In a peer review I got a while back, someone wrote “Sometimes understanding why a simple model fails is far more informative than showing that a complex model succeeds”. (You know who you are, if you’d prefer to be named, drop me an email). I wrote a paragraph in response to this initially, but the current paper wasn’t really the right place for it. I’m putting it here for now in case I (or someone else) finds it useful later:

This statement raises the interesting but difficult question of the conditions under which it is possible to understand why a model fails. It fails because some aspect of it is wrong, but that does not seem to answer the “why” question. Presumably, for that, one needs to be able to say which parts of it are wrong. The assumption that the relationship between associative strength and attention is always monotonic? The assumption that learning proceeds by separable error term? Some combination of these factors? Or, something broader – like the assumption that learning is associative in the sense of being able to be captured by a nonrecurrent network model? (Wills et al., 2019, PB&R). Showing that a model fails, is not the same as knowing why it fails. Indeed, the idea that one can know why a model fails seems to assume that there is exactly one fully adequate model of human cognition, and we know what it is.
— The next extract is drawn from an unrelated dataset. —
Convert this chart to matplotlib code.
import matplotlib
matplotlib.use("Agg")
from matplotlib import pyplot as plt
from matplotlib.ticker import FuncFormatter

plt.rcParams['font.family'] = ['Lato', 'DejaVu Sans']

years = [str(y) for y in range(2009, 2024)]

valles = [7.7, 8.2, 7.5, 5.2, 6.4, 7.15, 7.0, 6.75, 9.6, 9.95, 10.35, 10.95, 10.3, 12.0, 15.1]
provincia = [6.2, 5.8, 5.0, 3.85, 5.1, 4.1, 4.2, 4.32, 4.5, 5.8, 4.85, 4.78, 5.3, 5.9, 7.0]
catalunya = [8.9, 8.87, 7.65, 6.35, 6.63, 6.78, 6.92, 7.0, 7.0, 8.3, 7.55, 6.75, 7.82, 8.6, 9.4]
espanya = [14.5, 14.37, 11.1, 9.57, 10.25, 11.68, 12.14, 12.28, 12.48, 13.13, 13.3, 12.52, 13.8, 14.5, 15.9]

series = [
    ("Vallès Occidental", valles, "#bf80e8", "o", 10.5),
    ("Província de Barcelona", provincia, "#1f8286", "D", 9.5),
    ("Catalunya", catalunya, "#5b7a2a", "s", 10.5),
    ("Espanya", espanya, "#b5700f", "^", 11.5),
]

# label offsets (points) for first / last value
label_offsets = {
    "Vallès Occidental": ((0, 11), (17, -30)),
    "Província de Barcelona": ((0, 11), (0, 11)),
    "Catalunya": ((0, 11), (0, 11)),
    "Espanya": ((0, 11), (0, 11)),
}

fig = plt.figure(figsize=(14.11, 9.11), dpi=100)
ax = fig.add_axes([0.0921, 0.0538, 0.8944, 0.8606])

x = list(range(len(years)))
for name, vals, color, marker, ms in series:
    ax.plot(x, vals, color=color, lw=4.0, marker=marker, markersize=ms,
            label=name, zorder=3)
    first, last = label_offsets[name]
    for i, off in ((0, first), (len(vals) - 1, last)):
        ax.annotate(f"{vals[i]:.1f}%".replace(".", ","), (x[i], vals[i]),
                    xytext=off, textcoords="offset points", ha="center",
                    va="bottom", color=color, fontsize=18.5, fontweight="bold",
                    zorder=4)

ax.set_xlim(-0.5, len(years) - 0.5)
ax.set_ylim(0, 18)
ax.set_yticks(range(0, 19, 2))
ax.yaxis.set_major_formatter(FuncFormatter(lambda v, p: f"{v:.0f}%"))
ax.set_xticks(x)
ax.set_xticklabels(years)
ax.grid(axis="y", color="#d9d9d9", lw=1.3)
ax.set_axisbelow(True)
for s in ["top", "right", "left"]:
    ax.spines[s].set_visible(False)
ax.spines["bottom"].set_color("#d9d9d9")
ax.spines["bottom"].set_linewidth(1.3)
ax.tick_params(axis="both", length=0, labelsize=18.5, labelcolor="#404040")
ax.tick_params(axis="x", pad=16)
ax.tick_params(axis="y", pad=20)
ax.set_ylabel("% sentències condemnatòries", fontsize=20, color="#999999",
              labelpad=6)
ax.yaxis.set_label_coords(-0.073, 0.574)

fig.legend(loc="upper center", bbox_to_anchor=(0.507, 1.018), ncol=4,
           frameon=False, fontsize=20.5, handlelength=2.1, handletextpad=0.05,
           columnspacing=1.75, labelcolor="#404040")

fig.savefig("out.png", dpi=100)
Under those conditions, we can test combinatorially the differences between model X and the One True Model, and hence find which components are responsible for the failure to account for the results we are currently discussing. We would then know why it failed. If we don’t know the One True Model, or even if we know there is more than one True Model (i.e. two or more entirely adequate models exist), it’s hard to see how the question of why Model X fails can be answered. True Model 1 and True Model 2 will be different, and hence Model X may differ from them in different ways. Thus, the question of what parts of Model X are wrong, depends on which True Model you pick.